Depuis 2017 je suis engagée dans un travail de création nommé Veille.
Cette recherche est vécue pour moi comme un embarquement imaginaire, au long court, sur et sous les océans.
Je travaille les «résidus» de la pêche: peaux, écailles et arêtes de poissons de toutes sortes. Considérées comme de déchets, je transforme ces matières, comme si elles étaient des étoffes de choix et des matériaux rares. Je les récolte, les lave, les sèche, puis les assemble. Je construis de grandes sculptures de peaux cousues, pensées comme des mues, des lieux de mémoire et de méditation.

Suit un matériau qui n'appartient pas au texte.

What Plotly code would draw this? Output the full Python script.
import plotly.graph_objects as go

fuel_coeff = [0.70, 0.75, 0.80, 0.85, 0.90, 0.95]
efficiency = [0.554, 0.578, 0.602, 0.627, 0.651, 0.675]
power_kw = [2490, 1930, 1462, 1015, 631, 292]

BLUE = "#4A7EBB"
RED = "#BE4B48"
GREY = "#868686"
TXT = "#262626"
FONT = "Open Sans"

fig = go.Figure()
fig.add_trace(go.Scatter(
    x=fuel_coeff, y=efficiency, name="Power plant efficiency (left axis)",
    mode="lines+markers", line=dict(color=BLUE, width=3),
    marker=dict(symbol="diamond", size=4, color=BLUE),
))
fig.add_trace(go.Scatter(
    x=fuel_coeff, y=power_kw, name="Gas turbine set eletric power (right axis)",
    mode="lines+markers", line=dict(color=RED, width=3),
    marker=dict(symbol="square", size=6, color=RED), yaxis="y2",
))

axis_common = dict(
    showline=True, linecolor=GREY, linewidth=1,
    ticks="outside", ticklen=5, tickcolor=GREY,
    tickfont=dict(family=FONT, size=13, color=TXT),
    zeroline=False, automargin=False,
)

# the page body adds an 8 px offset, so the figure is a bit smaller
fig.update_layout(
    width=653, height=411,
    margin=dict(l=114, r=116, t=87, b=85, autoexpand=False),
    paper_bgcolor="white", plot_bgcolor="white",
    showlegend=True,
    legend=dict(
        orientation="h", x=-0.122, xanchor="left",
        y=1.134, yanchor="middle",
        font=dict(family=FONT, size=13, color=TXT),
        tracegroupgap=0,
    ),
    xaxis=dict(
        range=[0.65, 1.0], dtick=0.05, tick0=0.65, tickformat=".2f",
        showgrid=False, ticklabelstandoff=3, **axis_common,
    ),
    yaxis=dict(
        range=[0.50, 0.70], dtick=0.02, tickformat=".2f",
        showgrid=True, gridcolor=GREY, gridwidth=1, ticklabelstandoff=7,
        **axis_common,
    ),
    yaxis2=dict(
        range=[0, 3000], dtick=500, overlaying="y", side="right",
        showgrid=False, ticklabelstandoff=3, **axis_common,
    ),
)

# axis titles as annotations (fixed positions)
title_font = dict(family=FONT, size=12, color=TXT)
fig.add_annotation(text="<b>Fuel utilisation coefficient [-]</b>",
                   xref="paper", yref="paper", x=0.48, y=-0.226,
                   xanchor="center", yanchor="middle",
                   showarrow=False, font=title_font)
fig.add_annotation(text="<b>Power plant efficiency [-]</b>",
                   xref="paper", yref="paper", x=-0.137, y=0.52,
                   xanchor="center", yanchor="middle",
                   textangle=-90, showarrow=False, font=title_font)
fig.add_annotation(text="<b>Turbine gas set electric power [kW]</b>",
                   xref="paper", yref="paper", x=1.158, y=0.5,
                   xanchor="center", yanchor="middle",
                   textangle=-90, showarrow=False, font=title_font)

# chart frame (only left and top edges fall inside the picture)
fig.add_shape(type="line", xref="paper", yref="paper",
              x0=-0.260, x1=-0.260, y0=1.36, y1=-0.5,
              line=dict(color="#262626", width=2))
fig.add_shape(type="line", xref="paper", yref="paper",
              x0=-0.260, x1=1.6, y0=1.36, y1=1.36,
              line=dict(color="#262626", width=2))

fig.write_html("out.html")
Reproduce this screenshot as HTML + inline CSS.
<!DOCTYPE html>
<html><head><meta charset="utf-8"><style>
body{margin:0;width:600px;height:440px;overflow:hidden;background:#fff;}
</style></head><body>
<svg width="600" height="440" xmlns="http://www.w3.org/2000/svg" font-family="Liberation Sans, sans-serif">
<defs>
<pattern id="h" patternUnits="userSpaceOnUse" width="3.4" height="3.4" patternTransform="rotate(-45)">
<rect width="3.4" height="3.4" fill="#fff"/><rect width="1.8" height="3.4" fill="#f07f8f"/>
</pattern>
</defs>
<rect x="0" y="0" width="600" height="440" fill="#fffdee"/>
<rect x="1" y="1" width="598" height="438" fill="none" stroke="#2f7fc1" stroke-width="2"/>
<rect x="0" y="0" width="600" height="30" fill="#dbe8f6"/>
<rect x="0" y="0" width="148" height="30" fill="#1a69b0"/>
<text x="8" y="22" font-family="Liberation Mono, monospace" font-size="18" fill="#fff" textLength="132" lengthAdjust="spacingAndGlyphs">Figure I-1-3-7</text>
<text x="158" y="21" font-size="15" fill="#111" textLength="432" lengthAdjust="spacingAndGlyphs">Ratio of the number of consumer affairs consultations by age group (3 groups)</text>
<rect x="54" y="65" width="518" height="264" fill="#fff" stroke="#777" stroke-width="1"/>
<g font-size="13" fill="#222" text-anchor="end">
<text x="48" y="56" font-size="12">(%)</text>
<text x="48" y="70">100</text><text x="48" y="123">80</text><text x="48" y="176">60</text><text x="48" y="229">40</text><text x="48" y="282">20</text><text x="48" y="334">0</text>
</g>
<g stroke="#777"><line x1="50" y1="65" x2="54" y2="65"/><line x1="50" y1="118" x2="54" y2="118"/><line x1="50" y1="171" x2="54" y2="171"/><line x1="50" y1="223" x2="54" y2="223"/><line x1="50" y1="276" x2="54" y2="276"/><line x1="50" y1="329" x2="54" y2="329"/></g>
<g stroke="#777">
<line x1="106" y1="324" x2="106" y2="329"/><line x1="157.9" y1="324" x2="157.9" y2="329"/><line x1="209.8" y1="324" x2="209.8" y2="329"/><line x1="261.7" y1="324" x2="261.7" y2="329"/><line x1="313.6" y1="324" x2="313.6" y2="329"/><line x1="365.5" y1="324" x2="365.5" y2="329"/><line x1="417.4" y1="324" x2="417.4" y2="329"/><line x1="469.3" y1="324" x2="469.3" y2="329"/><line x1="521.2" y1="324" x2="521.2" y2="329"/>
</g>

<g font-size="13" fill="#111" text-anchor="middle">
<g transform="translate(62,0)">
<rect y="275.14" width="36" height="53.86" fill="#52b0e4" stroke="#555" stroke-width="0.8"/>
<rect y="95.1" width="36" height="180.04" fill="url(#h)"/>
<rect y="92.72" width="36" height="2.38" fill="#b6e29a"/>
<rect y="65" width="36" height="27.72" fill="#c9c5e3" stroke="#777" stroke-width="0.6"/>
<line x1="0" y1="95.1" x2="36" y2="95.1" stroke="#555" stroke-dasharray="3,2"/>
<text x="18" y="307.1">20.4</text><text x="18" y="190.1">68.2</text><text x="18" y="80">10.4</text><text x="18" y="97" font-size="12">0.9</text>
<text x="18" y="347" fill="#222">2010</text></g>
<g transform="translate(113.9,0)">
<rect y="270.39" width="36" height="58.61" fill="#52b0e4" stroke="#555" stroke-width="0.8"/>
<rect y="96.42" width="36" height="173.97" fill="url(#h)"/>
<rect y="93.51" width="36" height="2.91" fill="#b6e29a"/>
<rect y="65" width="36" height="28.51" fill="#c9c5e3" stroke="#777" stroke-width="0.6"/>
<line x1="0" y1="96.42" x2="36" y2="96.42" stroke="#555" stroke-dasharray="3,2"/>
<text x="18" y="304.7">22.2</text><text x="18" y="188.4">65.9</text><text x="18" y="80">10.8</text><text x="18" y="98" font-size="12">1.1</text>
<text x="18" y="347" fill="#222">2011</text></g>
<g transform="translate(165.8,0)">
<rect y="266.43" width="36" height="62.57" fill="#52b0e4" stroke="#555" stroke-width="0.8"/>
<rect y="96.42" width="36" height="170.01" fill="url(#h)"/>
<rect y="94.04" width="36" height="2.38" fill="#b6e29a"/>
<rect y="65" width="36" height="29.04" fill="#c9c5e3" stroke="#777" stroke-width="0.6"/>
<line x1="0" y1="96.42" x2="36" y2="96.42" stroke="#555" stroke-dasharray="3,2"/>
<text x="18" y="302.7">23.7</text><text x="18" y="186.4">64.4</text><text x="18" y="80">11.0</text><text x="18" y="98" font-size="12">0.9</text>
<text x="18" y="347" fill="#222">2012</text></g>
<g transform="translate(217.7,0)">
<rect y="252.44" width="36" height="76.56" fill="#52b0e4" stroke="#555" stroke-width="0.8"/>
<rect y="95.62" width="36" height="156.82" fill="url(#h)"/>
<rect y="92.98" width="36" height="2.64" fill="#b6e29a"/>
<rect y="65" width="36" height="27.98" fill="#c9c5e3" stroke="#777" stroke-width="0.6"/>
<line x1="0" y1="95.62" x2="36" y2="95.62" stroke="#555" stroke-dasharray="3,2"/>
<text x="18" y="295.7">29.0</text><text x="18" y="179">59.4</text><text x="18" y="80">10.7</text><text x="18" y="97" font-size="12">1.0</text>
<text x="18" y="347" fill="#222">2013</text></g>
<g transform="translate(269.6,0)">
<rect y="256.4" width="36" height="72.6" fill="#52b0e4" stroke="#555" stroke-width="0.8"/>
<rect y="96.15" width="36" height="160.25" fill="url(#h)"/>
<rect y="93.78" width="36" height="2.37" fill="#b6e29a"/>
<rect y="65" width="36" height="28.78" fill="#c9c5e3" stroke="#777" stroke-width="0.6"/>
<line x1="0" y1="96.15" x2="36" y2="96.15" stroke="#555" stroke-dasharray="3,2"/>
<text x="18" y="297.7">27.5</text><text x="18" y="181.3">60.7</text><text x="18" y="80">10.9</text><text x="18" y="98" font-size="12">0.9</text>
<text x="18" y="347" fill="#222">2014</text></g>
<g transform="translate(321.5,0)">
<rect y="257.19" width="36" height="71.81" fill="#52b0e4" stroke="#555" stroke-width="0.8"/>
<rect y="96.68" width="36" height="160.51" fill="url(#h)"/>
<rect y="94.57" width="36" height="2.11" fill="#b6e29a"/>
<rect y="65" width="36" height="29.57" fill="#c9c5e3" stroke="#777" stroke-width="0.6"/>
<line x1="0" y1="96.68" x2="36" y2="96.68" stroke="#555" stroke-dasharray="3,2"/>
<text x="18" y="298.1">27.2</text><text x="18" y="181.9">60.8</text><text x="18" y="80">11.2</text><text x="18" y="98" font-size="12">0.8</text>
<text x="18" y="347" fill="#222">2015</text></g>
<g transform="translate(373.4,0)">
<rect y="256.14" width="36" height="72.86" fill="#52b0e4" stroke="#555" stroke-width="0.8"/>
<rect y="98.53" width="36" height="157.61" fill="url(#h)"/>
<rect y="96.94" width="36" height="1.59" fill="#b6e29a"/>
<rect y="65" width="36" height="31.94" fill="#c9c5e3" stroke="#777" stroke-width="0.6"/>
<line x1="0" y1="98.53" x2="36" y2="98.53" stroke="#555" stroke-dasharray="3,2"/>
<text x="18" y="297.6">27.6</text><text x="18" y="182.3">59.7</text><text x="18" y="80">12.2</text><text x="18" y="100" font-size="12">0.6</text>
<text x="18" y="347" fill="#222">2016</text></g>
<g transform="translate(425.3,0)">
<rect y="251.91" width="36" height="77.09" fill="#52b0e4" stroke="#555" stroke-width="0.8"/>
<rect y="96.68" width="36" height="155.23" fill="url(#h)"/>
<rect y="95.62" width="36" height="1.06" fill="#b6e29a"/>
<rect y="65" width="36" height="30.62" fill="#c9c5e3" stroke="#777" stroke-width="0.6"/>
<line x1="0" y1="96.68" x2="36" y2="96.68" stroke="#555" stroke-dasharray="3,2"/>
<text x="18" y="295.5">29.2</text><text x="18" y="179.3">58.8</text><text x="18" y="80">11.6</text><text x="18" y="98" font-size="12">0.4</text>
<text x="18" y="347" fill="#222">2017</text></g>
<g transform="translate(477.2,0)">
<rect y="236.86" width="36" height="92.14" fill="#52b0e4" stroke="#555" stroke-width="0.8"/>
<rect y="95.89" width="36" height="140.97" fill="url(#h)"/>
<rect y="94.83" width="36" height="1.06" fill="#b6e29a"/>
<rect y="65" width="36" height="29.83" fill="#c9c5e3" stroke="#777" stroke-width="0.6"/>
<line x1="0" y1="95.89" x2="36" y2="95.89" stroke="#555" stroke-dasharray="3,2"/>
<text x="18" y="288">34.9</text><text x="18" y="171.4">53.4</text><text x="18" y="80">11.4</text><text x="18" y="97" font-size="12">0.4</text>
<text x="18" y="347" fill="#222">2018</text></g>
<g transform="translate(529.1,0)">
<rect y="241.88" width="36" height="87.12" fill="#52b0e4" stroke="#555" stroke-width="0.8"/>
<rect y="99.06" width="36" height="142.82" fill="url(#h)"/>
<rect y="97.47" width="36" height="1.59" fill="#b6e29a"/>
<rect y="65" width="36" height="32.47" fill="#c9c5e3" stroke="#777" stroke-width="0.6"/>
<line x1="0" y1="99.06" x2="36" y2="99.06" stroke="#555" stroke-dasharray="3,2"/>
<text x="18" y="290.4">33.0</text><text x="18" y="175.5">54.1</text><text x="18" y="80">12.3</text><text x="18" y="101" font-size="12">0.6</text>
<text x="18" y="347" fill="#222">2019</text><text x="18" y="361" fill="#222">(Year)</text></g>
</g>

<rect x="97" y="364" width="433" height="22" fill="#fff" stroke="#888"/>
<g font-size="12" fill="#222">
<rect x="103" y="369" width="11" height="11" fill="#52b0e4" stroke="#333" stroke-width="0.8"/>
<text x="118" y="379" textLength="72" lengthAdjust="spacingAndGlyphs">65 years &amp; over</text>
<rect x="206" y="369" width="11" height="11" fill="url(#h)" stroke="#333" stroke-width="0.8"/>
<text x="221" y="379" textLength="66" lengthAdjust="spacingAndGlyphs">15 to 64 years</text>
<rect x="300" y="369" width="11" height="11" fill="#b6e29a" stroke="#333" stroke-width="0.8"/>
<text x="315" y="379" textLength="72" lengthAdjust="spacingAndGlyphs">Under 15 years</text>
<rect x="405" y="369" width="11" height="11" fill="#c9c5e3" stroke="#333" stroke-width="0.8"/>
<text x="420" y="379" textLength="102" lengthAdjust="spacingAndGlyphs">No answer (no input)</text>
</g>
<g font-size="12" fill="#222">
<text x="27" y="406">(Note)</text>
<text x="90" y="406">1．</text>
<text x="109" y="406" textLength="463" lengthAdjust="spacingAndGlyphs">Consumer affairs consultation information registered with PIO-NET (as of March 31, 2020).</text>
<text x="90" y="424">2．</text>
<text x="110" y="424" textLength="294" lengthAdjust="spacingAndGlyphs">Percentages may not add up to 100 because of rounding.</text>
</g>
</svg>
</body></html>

Je confectionne aussi de longues colonnes d’arêtes, qui s’élèvent vers le ciel, suggérant des objets rituels, totems ou chapelets venus des fond marins. En collaboration avec Jonathan et Léo Merlin une création sonore accompagne les installations de ce travail.
Le projet «Veille» entretient un rapport très étroit avec le vivant.
L’utilisation de restes organiques issus de la pêche comme matière première de tout le travail de recherche et de sculpture est un acte inaugural très fort. Loin de considérer l’animal comme un produit de consommation, là où la pêche industrielle peut nous en donner un effroyable exemple, je travaille les matières animales dans une forme d’hommage et de perpétuation de la vie. La dimension mémorielle est très importante dans ma démarche. Chacune des matières que j’utilise est le témoin discret de toute l’évolution et l’adaptation d’une espèce à son milieu. Chaque peau a sa propre texture, des couleurs et motifs singuliers, une épaisseur précise; chaque arrête, son profil, sa solidité, chaque écaille sa résistance, sa souplesse.
Les contes, la mythologie, la littérature, les récits et documentations scientifiques accompagnent mon travail d’atelier. Ils enrichissent mes découvertes empiriques, ouvrent les horizons et me permettent une meilleure compréhension des univers dans lesquels je navigue. Je mesure la complexité des relations qui nous unissent au monde sauvage et l’ambivalence permanente de liens dans laquelle se tient l’homme. Entre peur et attirance, respect et domination, savoir et croyance. Nous peinons à trouver comment faire et notre attitude de défense consiste alors souvent à nous en tenir éloigné. Mon travail plastique me permet de frayer un chemin et de bâtir petit à petit une langue qui me permette le dialogue et la relation.
Ce projet Veille, aux multiples déploiements (plastique, littéraire, sonore) tente d’approfondir cette expérience d’un lien complexe d’interaction profonde avec le monde qui nous entoure. Faire cette expérience modifie considérablement, de l’intérieur, notre relation au monde naturel, bâtit en nous une éthique,
un besoin de relation et d’appartenance, qui je l’espère peut nous aider à penser et à éprouver les nécessités écologiques.